Maybe you have the European gaffs on your Geckos? I have only tried those, but for me it's working fine. 
View attachment 288959


Göran


----------



## cjtreeclimber (Apr 7, 2013)

Guran said:


> Maybe you have the European gaffs on your Geckos? I have only tried those, but for me it's working fine.
> View attachment 288959
> 
> 
> Göran



Oh so that's what they are! Then im going for American gaffs on mine and take the European ones off thanks a lot man I learned something new today:biggrin:


----------



## tramp bushler (Apr 8, 2013)

Guran said:


> Maybe you have the European gaffs on your Geckos? I have only tried those, but for me it's working fine.
> View attachment 288959
> 
> 
> Göran



Actually, I like the look of those European. They stick out far enough to make it easier to get around burls, limbs and crooks in the tree. 
If I didn't out weigh their Max recommended weight buck neked I would try a pair.

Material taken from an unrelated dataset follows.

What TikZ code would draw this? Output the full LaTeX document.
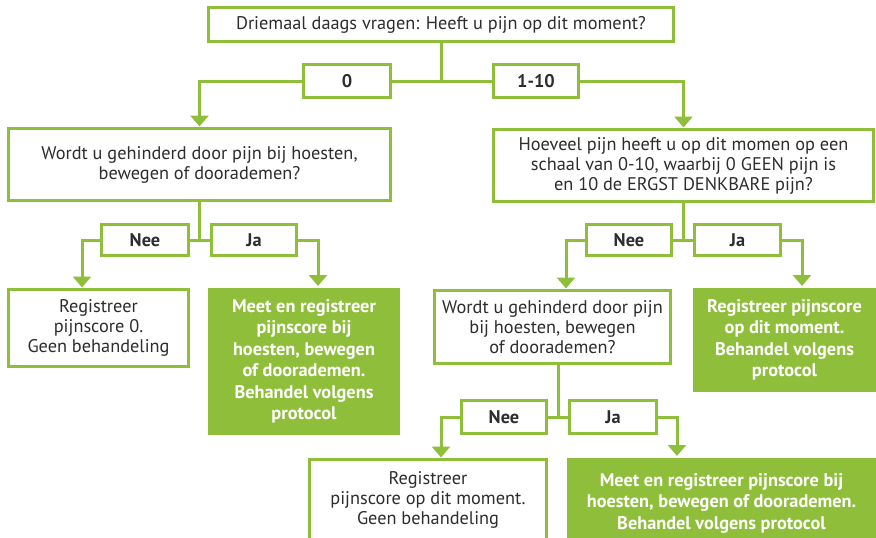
\documentclass[tikz,border=0pt]{standalone}
\usepackage{fontspec}
\setmainfont{PT Sans}
\usetikzlibrary{arrows.meta, calc, positioning}
\definecolor{pijngroen}{RGB}{143,191,58}
\definecolor{tekstgrijs}{RGB}{45,45,45}

\begin{document}
\begin{tikzpicture}[x=1pt, y=-1pt,
    vraag/.style={draw=pijngroen, line width=3pt, fill=white, text=tekstgrijs, align=center,
        inner sep=0pt, outer sep=0pt, font=\fontsize{18.3}{20}\selectfont},
    keuze/.style={vraag, font=\fontsize{18.3}{20}\selectfont\bfseries, minimum height=33pt},
    actie/.style={fill=pijngroen, text=white, align=center, inner sep=0pt, outer sep=0pt,
        font=\fontsize{18.3}{21.5}\selectfont\bfseries},
    lijn/.style={draw=pijngroen, line width=3pt},
    pijl/.style={lijn, shorten >=2pt, -{Triangle[width=18pt,length=11pt]}}
]
\path[use as bounding box, clip] (0,0) rectangle (876,538);

% Startvraag
\node[vraag, minimum width=465pt, minimum height=34pt] (start) at (441,24.5)
    {Driemaal daags vragen: Heeft u pijn op dit moment?};
\node[keuze, minimum width=87pt] (nul) at (347,81) {0};
\node[keuze, minimum width=85pt] (score) at (536,81) {1-10};

% Tweede niveau
\node[vraag, minimum width=382pt, minimum height=72pt] (vraag1) at (199.5,164.5)
    {Wordt u gehinderd door pijn bij hoesten,\\ bewegen of doorademen?};
\node[vraag, minimum width=380pt, minimum height=72pt] (vraag2) at (683.5,165.5)
    {Hoeveel pijn heeft u op dit momen op een\\ schaal van 0-10, waarbij 0 GEEN pijn is\\ en 10 de ERGST DENKBARE pijn?};

\node[keuze, minimum width=87pt, minimum height=31pt] (nee1) at (145,240) {Nee};
\node[keuze, minimum width=85pt, minimum height=31pt] (ja1) at (254,240) {Ja};
\node[keuze, minimum width=85pt, minimum height=31pt] (nee2) at (629,240) {Nee};
\node[keuze, minimum width=86pt, minimum height=31pt] (ja2) at (737.5,240) {Ja};

% Derde niveau
\node[vraag, minimum width=180pt, minimum height=77pt] (geen1) at (98.5,328)
    {Registreer\\ pijnscore 0.\\ Geen behandeling};
\node[actie, minimum width=192pt, minimum height=147pt] (meet1) at (304,361.5)
    {Meet en registreer\\ pijnscore bij\\ hoesten, bewegen\\ of doorademen.\\ Behandel volgens\\ protocol};
\node[vraag, minimum width=236pt, minimum height=73pt] (vraag3) at (552.5,327)
    {Wordt u gehinderd door pijn\\ bij hoesten, bewegen\\ of doorademen?};
\node[actie, minimum width=183pt, minimum height=104pt] (reg1) at (784.5,340)
    {Registreer pijnscore\\ op dit moment.\\ Behandel volgens\\ protocol};

\node[keuze, minimum width=85pt] (nee3) at (504,417) {Nee};
\node[keuze, minimum width=87pt] (ja3) at (613,417) {Ja};

% Laatste niveau
\node[vraag, minimum width=237pt, minimum height=81pt] (geen2) at (428,500)
    {Registreer\\ pijnscore op dit moment.\\ Geen behandeling};
\node[actie, minimum width=309pt, minimum height=90pt] (meet2) at (721.5,503)
    {Meet en registreer pijnscore bij\\ hoesten, bewegen of doorademen.\\ Behandel volgens protocol};

% Verbindingen
\draw[lijn] (start.south) -- (start.south |- nul.east);
\draw[lijn] (nul.east) -- (score.west);
\draw[pijl] (nul.west) -| (vraag1.north);
\draw[pijl] (score.east) -| (vraag2.north);

\draw[lijn] (vraag1.south) -- (vraag1.south |- nee1.east);
\draw[lijn] (nee1.east) -- (ja1.west);
\draw[pijl] (nee1.west) -| ([xshift=-16.5pt]geen1.north);
\draw[pijl] (ja1.east) -| ([xshift=14pt]meet1.north);

\draw[lijn] (vraag2.south) -- (vraag2.south |- nee2.east);
\draw[lijn] (nee2.east) -- (ja2.west);
\draw[pijl] (nee2.west) -| ([xshift=13.5pt]vraag3.north);
\draw[pijl] (ja2.east) -| ([xshift=17.5pt]reg1.north);

\coordinate (m3) at ($(nee3.east)!.5!(ja3.west)$);
\draw[lijn] (m3 |- vraag3.south) -- (m3);
\draw[lijn] (nee3.east) -- (ja3.west);
\draw[pijl] (nee3.west) -| ([xshift=13pt]geen2.north);
\draw[pijl] (ja3.east) -| ([xshift=-44.5pt]meet2.north);

\end{tikzpicture}
\end{document}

Maybe if I lost 80 pounds. But I don't see that happening any time soon.


----------



## Hoowasat (Jun 24, 2013)

VA-Sawyer said:


> One trick I learned about making the spurs stay tighter to the boot.... take the leather strap behind your heal, then under the spur and over the toe. Keeps them from shifting even a little bit.


I've been doing that with my Buckinghams ... makes me feel more secure in that my feet stay "planted" on the climbers. Besides, my straps are too short to wrap around the shank (vertical member) of my climbers. I'm looking forward to trying the aluminum Geckos as I just scored a new set via eBay for $250.


----------